Terea Ludovico’s staging is quite wordy; the English version is by Stuart Rogers. There’s a tuna who is nanny to the princess Eugenia Amisano, an officious chamberlain at the prince’s court Paolo Summaria and an official narrator Raffaela Gardon. Well-choreographed movement carries the burden of the physical telling of the tale but the weight of words – even though the actors work their tongues around English very efficiently – seems to detract rather than add emphasis. Perhaps we’re too used to elements of traditional English pantomime in children’s theatre – audience participation and so on. Here its late inclusion seems to be grafted on and not really integral.

The setting by Luca Ruzza consists of a mirror floor-cloth, a watery gauze and swags of white cloth rippling at various levels and lit by Vincent Longuemare to suggest both the sea and dry land. Luigi Spezzacatene’s costumes are elaborate. The sea witch, her attendant monsters and the tuna are all bulked out in shimmering grey.

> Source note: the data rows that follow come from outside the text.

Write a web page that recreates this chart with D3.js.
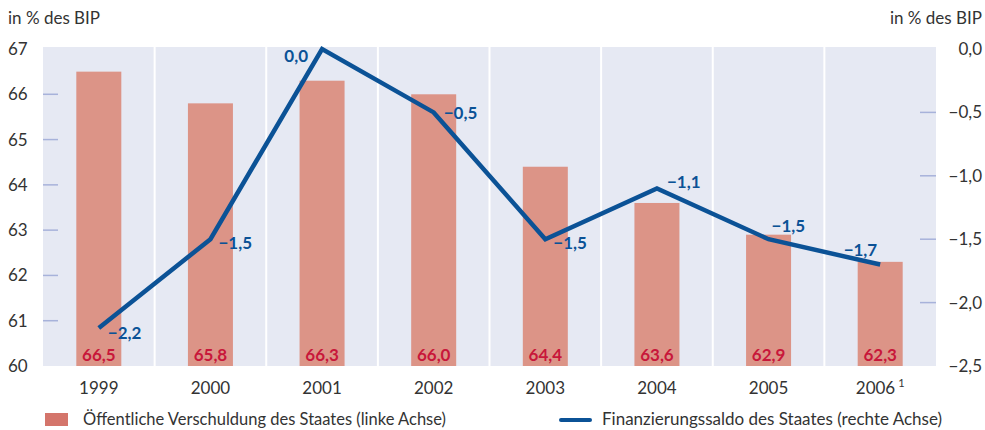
<!DOCTYPE html>
<html>
<head>
<meta charset="utf-8">
<script src="https://cdn.jsdelivr.net/npm/d3@7"></script>
<style>
  body { margin: 0; background: #fff; }
  svg { display: block; font-family: Lato, "Open Sans", sans-serif; }
</style>
</head>
<body>
<script>
// data
var years = ["1999", "2000", "2001", "2002", "2003", "2004", "2005", "2006"];
var footnotes = ["", "", "", "", "", "", "", "1"];
var debt = [66.5, 65.8, 66.3, 66.0, 64.4, 63.6, 62.9, 62.3];
var balance = [-2.2, -1.5, 0.0, -0.5, -1.5, -1.1, -1.5, -1.7];
var leftTicks = [60, 61, 62, 63, 64, 65, 66, 67];
var rightTicks = [0, -0.5, -1.0, -1.5, -2.0, -2.5];
var legendLabels = ["Öffentliche Verschuldung des Staates (linke Achse)", "Finanzierungssaldo des Staates (rechte Achse)"];
// label offsets for the line values [dx, dy]
var lineLabelPos = [[9, 11], [8, 10], [-14, 13], [10, 7], [8, 10], [10, 0], [3, -7], [-3, -9]];

var W = 985, H = 430;
var m = { left: 43, right: 49, top: 47, bottom: 64 };
var innerW = W - m.left - m.right, innerH = H - m.top - m.bottom;

var barColor = "#dc9487", lineColor = "#0b5296", bg = "#e6e9f3", tickColor = "#a7b2da";
var textColor = "#333", redText = "#c8173a";

var svg = d3.select("body").append("svg").attr("width", W).attr("height", H);
var g = svg.append("g").attr("transform", "translate(" + m.left + "," + m.top + ")");

var x = d3.scaleBand().domain(years).range([0, innerW]);
var yL = d3.scaleLinear().domain([60, 67]).range([innerH, 2]);
var yR = d3.scaleLinear().domain([-2.5, 0]).range([innerH, 2]);

// background
g.append("rect").attr("width", innerW).attr("height", innerH).attr("fill", bg);

// vertical separators
g.selectAll(".sep").data(years.slice(1)).enter().append("line")
  .attr("class", "sep")
  .attr("x1", function(d) { return x(d); })
  .attr("x2", function(d) { return x(d); })
  .attr("y1", 0).attr("y2", innerH)
  .attr("stroke", "#fff").attr("stroke-width", 2);

// ticks inside plot
g.selectAll(".ltick").data(leftTicks.slice(1, -1)).enter().append("line")
  .attr("x1", 0).attr("x2", 15)
  .attr("y1", function(d) { return yL(d); })
  .attr("y2", function(d) { return yL(d); })
  .attr("stroke", tickColor).attr("stroke-width", 1.5);
g.selectAll(".rtick").data(rightTicks.slice(1, -1)).enter().append("line")
  .attr("x1", innerW - 16).attr("x2", innerW)
  .attr("y1", function(d) { return yR(d); })
  .attr("y2", function(d) { return yR(d); })
  .attr("stroke", tickColor).attr("stroke-width", 1.5);

// bars
var bw = 45;
g.selectAll(".bar").data(debt).enter().append("rect")
  .attr("class", "bar")
  .attr("x", function(d, i) { return x(years[i]) + x.bandwidth() / 2 - bw / 2; })
  .attr("width", bw)
  .attr("y", function(d) { return yL(d); })
  .attr("height", function(d) { return innerH - yL(d); })
  .attr("fill", barColor);

// bar labels
g.selectAll(".blabel").data(debt).enter().append("text")
  .attr("x", function(d, i) { return x(years[i]) + x.bandwidth() / 2; })
  .attr("y", innerH - 5)
  .attr("text-anchor", "middle")
  .attr("font-size", 17).attr("font-weight", "bold")
  .attr("fill", redText)
  .text(function(d) { return d3.format(".1f")(d).replace(".", ","); });

// line
var line = d3.line()
  .x(function(d, i) { return x(years[i]) + x.bandwidth() / 2; })
  .y(function(d) { return yR(d); });
g.append("path").datum(balance)
  .attr("d", line)
  .attr("fill", "none").attr("stroke", lineColor)
  .attr("stroke-width", 4.5).attr("stroke-linejoin", "miter");

// line labels
function fmt(v) {
  var s = d3.format(".1f")(Math.abs(v)).replace(".", ",");
  return (v < 0 ? "\u2212" : "") + s;
}
g.selectAll(".llabel").data(balance).enter().append("text")
  .attr("x", function(d, i) { return x(years[i]) + x.bandwidth() / 2 + lineLabelPos[i][0]; })
  .attr("y", function(d, i) { return yR(d) + lineLabelPos[i][1]; })
  .attr("text-anchor", function(d, i) { return lineLabelPos[i][0] < 0 ? "end" : "start"; })
  .attr("font-size", 17).attr("font-weight", "bold")
  .attr("fill", lineColor)
  .text(function(d) { return fmt(d); });

// left axis labels
svg.selectAll(".ll").data(leftTicks).enter().append("text")
  .attr("x", 8)
  .attr("y", function(d) { return m.top + yL(d) + 6; })
  .attr("font-size", 17).attr("fill", textColor)
  .text(function(d) { return d; });

// right axis labels
svg.selectAll(".rl").data(rightTicks).enter().append("text")
  .attr("x", 982)
  .attr("y", function(d) { return m.top + yR(d) + 6; })
  .attr("text-anchor", "end")
  .attr("font-size", 17).attr("fill", textColor)
  .text(function(d) { return fmt(d); });

// axis titles
svg.append("text").attr("x", 8).attr("y", 24).attr("font-size", 17).attr("fill", textColor).text("in % des BIP");
svg.append("text").attr("x", 982).attr("y", 24).attr("text-anchor", "end").attr("font-size", 17).attr("fill", textColor).text("in % des BIP");

// category labels
var cat = svg.selectAll(".cat").data(years).enter().append("text")
  .attr("x", function(d) { return m.left + x(d) + x.bandwidth() / 2; })
  .attr("y", 394)
  .attr("text-anchor", "middle")
  .attr("font-size", 17).attr("fill", textColor);
cat.append("tspan").text(function(d) { return d; });
cat.append("tspan")
  .attr("font-size", 11).attr("dx", 3).attr("dy", -7)
  .text(function(d, i) { return footnotes[i]; });

// legend
svg.append("rect").attr("x", 45).attr("y", 413).attr("width", 23).attr("height", 13).attr("fill", "#d4756b");
svg.append("text").attr("x", 83).attr("y", 425).attr("font-size", 16.5).attr("fill", textColor).text(legendLabels[0]);
svg.append("line").attr("x1", 561).attr("x2", 590).attr("y1", 420).attr("y2", 420)
  .attr("stroke", lineColor).attr("stroke-width", 4).attr("stroke-linecap", "round");
svg.append("text").attr("x", 602).attr("y", 425).attr("font-size", 17).attr("fill", textColor).text(legendLabels[1]);
</script>
</body>
</html>
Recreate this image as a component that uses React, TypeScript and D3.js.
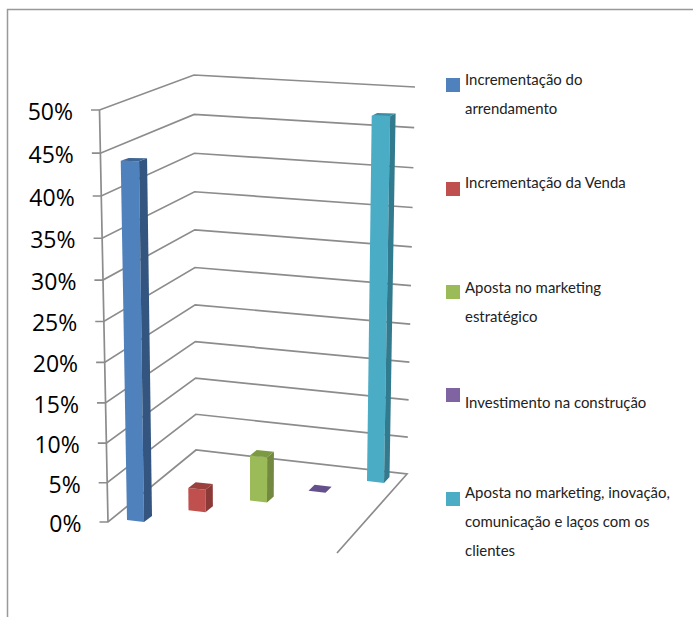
import React from "react";
import * as d3 from "d3";

const seriesNames = [
  "Incrementação do arrendamento",
  "Incrementação da Venda",
  "Aposta no marketing estratégico",
  "Investimento na construção",
  "Aposta no marketing, inovação, comunicação e laços com os clientes",
];
const seriesValues = [44.1, 2.9, 5.9, 0, 47.1];
const tickValues = [0, 5, 10, 15, 20, 25, 30, 35, 40, 45, 50];

const legendLines = [
  ["Incrementação do", "arrendamento"],
  ["Incrementação da Venda"],
  ["Aposta no marketing", "estratégico"],
  ["Investimento na construção"],
  ["Aposta no marketing, inovação,", "comunicação e laços com os", "clientes"],
];

const frontColors = ["#4f81bd", "#c0504d", "#9bbb59", "#8064a2", "#4bacc6"];
const sideColors = ["#33557f", "#8c3a38", "#72893f", "#5d4978", "#327a8e"];
const topColors = ["#3d6596", "#9c403d", "#7c9a42", "#64508a", "#3a8ea6"];

const GRID = "#8c8c8c";
const FORE = 0.052; // vertical foreshortening of the box

// Height fraction to screen y along one vertical edge of the box.
const edgeY = (y0: number, y1: number) => (t: number) =>
  (y0 + (y1 * (1 - FORE) - y0) * t) / (1 - FORE * t);

const valueToT = d3.scaleLinear().domain([0, 50]).range([0, 1]);

// The three vertical edges of the wall planes.
const leftX = d3.scaleLinear().domain([0, 1]).range([108, 99.5]);
const leftY = edgeY(522, 110);
const backX = d3.scaleLinear().domain([0, 1]).range([196, 194]);
const backY = edgeY(450, 75);
const rightX = d3.scaleLinear().domain([0, 1]).range([407, 415]);
const rightY = edgeY(474, 87);

// Bars stand along a diagonal of the floor.
const barX = d3.scaleLinear().domain([0, 2, 4]).range([127, 250, 367]);
const barBase = d3.scaleLinear().domain([0, 4]).range([520, 481]);
const barFull = d3.scaleLinear().domain([0, 4]).range([410, 389]);
const barLean = d3.scaleLinear().domain([0, 2, 4]).range([-7.1, 0, 5]);
const barDepth = d3.scaleLinear().domain([0, 4]).range([8, 5.5]);
const barWidth = d3.scaleLinear().domain([0, 1]).range([17, 18.5]);
const barTilt = d3.scaleLinear().domain([0, 1]).range([1.9, 0.3]);
const depthRise = d3.scaleLinear().domain([0, 1]).range([-6, -2.4]);

const poly = (pts: [number, number][]) => pts.map((p) => p.join(",")).join(" ");

function Bar({ i, value }: { i: number; value: number }) {
  const t = valueToT(value);
  const y0 = barBase(i);
  const yAt = edgeY(y0, y0 - barFull(i));
  const corners = (h: number) => {
    const x = barX(i) + barLean(i) * h;
    const y = yAt(h);
    const w = barWidth(h);
    const l: [number, number] = [x, y];
    const r: [number, number] = [x + w, y + barTilt(h)];
    const dx = barDepth(i);
    const dy = depthRise(h);
    const rb: [number, number] = [r[0] + dx, r[1] + dy];
    const lb: [number, number] = [l[0] + dx, l[1] + dy];
    return { l, r, rb, lb };
  };
  const bottom = corners(0);
  const top = corners(t);
  return (
    <g>
      <polygon points={poly([top.l, top.r, bottom.r, bottom.l])} fill={frontColors[i]} />
      <polygon points={poly([top.r, top.rb, bottom.rb, bottom.r])} fill={sideColors[i]} />
      <polygon points={poly([top.l, top.r, top.rb, top.lb])} fill={topColors[i]} />
    </g>
  );
}

export default function App() {
  const gridLine = d3.line();
  const legendTop = [78, 182, 285, 388, 492];
  const firstBaseline = [84.5, 188, 292.5, 408, 498];
  return (
    <svg
      width={693}
      height={617}
      viewBox="0 0 693 617"
      style={{ position: "absolute", left: 0, top: 0, display: "block", background: "#fff" }}
    >
      <path d="M7.5,617V9.5H693" fill="none" stroke="#999" strokeWidth={1.5} />

      {tickValues.map((v) => {
        const t = valueToT(v);
        const pts: [number, number][] = [
          [leftX(t) - 8.5, leftY(t)],
          [leftX(t), leftY(t)],
          [backX(t), backY(t)],
          [rightX(t), rightY(t)],
        ];
        if (v === 0) pts.push([337, 553]);
        return (
          <g key={v}>
            <path d={gridLine(pts) ?? ""} fill="none" stroke={GRID} strokeWidth={1.7} />
            <text
              x={leftX(t) - 26.5}
              y={leftY(t) + 10}
              textAnchor="end"
              fontFamily="'Open Sans', sans-serif"
              fontSize={23}
              fill="#000"
            >
              {v}%
            </text>
          </g>
        );
      })}
      <line x1={leftX(0)} y1={leftY(0)} x2={leftX(1)} y2={leftY(1)} stroke={GRID} strokeWidth={1.7} />

      {seriesValues.map((v, i) => (
        <Bar key={seriesNames[i]} i={i} value={v} />
      ))}

      {seriesNames.map((name, i) => (
        <g key={name}>
          <rect x={446} y={legendTop[i]} width={14} height={14} fill={frontColors[i]} />
          {legendLines[i].map((line, j) => (
            <text
              key={line}
              x={465}
              y={firstBaseline[i] + j * 29}
              fontFamily="Lato, sans-serif"
              fontSize={14.95}
              fill="#222"
            >
              {line}
            </text>
          ))}
        </g>
      ))}
    </svg>
  );
}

The princess is draped in floor-length whites with a greenish tinge; these are ripped of when she pays for her land-legs through the loss of her voice. The prince Valerio Tambone and his would-be brides wear earth colours and bright russets.

In the title role Daria Menichetti is very moving as she matures from a girlish playfulness which yet contains a touch of malice, even of selfishness to a woman in love forced with an impossible decision. This version has her dissolving into mist at the end. The choreography blends a number of styles, from early classical ballet through to the equal formality of poses derived from the Noh theatre of Japan. I suspect that the original Tokyo audience for this adaptation might have been more comfortable with its style than the ones in England’s regions.